When my parents came here, they weren't wealthy. My dad was a very poor refugee….When he came here, he didn't have much, but he felt he had an opportunity. He felt he had a chance to start a new life, a chance to make it, even though he came from a different background from a lot of people, even though his English wasn't great compared to a lot of people. He came here and he worked hard, and he built a business. When we were young, he used to tell us that America is the greatest place on Earth, where someone can come here as a refugee like he did and start a new life and have the chance to be successful. It doesn't matter what your background is. It doesn't matter what obstacles you face. You have a chance here and you don't have that chance in so many places around the world.
Q: You voted to impeach Donald Trump. Was that one of the toughest votes in your legislative record?

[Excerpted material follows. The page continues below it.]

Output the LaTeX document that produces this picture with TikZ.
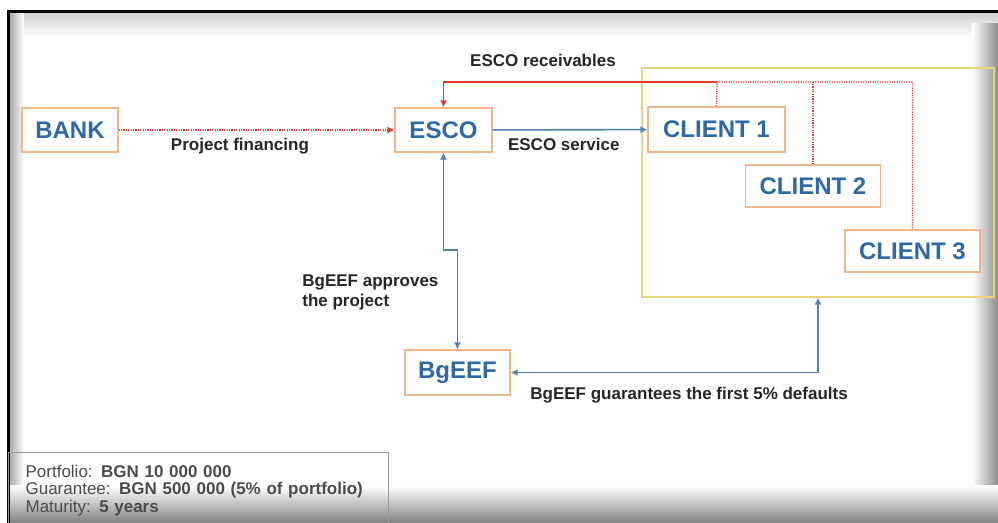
\documentclass[tikz,border=0pt]{standalone}
\usepackage{fontspec}
\setmainfont{Liberation Sans}
\usetikzlibrary{positioning,fit,arrows.meta,calc}
\definecolor{entblue}{HTML}{2C69A5}
\definecolor{boxline}{HTML}{F2B48A}
\definecolor{grpline}{HTML}{F0D27A}
\definecolor{flowblue}{HTML}{4F81B4}
\definecolor{flowred}{HTML}{E8382A}
\definecolor{infogray}{HTML}{9A9A9A}
\tikzset{
  entity/.style={draw=boxline,line width=0.6pt,fill=white,text=entblue,
    font=\fontsize{12}{14}\selectfont\bfseries,minimum height=22pt,inner sep=2pt},
  lbl/.style={font=\fontsize{8.5}{10}\selectfont\bfseries,text=black!85,inner sep=1pt},
  tip/.style={-{Latex[length=3.5pt,width=3.5pt]}},
  flow/.style={draw=flowblue,line width=0.8pt},
  payline/.style={draw=flowred,line width=0.8pt},
  dotline/.style={draw=flowred,line width=0.6pt,dash pattern=on 0.6pt off 0.6pt},
  infobox/.style={draw=infogray,line width=0.6pt,align=left,text=black!70,
    font=\fontsize{8.5}{8.8}\selectfont}
}
\begin{document}
\begin{tikzpicture}[x=0.5pt,y=-0.5pt]
  \useasboundingbox (0,0) rectangle (998,523);
  % slide frame and its shadow
  \fill[white] (0,0) rectangle (998,523);
  \shade[top color=black!18,bottom color=white] (9,14) rectangle (998,36);
  \shade[left color=black!35,right color=white] (9,14) rectangle (24,523);
  \shade[left color=white,right color=black!45] (972,24) rectangle (998,523);
  \shade[top color=white,bottom color=black!50] (9,486) rectangle (998,523);
  \draw[line width=1.5pt] (8,523) -- (8,12) -- (998,12);

  % group of clients
  \node (grp) [draw=grpline,line width=0.6pt,inner sep=0pt,fit={(642,68) (994,297)}] {};

  \node (bank) [entity,minimum width=48pt] at (70,130) {BANK};
  \node (esco) [entity,minimum width=48.5pt] at (443.5,130) {ESCO};
  \node (c1) [entity,minimum width=68.5pt,minimum height=22.5pt] at (716.5,129.5) {CLIENT 1};
  \node (c2) [entity,minimum width=67.5pt,minimum height=21pt] at (813,186) {CLIENT 2};
  \node (c3) [entity,minimum width=67.5pt,minimum height=21pt] at (912.5,251) {CLIENT 3};
  \node (bgeef) [entity,minimum width=52.5pt,minimum height=22.5pt] at (457.5,372.5) {BgEEF};

  % financing and service
  \draw[dotline,tip] (bank) -- node[lbl,pos=0.44,below=3pt] {Project financing} (esco);
  \draw[flow,tip] (esco) -- node[lbl,pos=0.46,below=3pt] {ESCO service} (c1);

  % receivables
  \coordinate (rcv) at (717,82);
  \draw[payline,tip] (rcv) -| (esco.north);
  \draw[dotline] (c1.north) -- (rcv) -| (c3.north);
  \draw[dotline] (c2.north) -- (c2.north |- rcv);
  \node (rcvlbl) [lbl] at (543,60) {ESCO receivables};

  % approval
  \coordinate (jog) at (457.5,250);
  \draw[flow,{Latex[length=3.5pt,width=3.5pt]}-{Latex[length=3.5pt,width=3.5pt]}]
    (esco.south) |- (jog) -- (bgeef.north);
  \node (aprlbl) [lbl,align=left,anchor=north west] at (300,272) {BgEEF approves\\the project};

  % guarantee
  \draw[flow,{Latex[length=3.5pt,width=3.5pt]}-{Latex[length=3.5pt,width=3.5pt]}]
    (bgeef.east) -| (grp.south);
  \node (gtlbl) [lbl,anchor=west] at (528,395) {BgEEF guarantees the first 5\% defaults};

  % portfolio data
  \node (info) [infobox,anchor=north west,text width=173pt,inner xsep=8.5pt,minimum height=38pt] at (8,452)
    {Portfolio: \textbf{BGN 10 000 000}\\
     Guarantee: \textbf{BGN 500 000 (5\% of portfolio)}\\
     Maturity: \textbf{5 years}};
\end{tikzpicture}
\end{document}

A: I think that courageous votes are the ones where everyone is against you. I don't mean just one party. It's one thing to vote for impeachment and half the country loves what you did and half the country doesn't like what you did. That's not that challenging or difficult. It's when you take a vote and you know that 99 percent of the public is going to misconstrue this, misunderstand it, be against it. The vote is going to be something like 433 to 1 in the House. Those are the tough votes. There are plenty of those votes out there, where you're taking a principled stand and you're doing it to protect people's rights. But it's not the typical narrative.
This interview has been condensed and edited for style and clarity.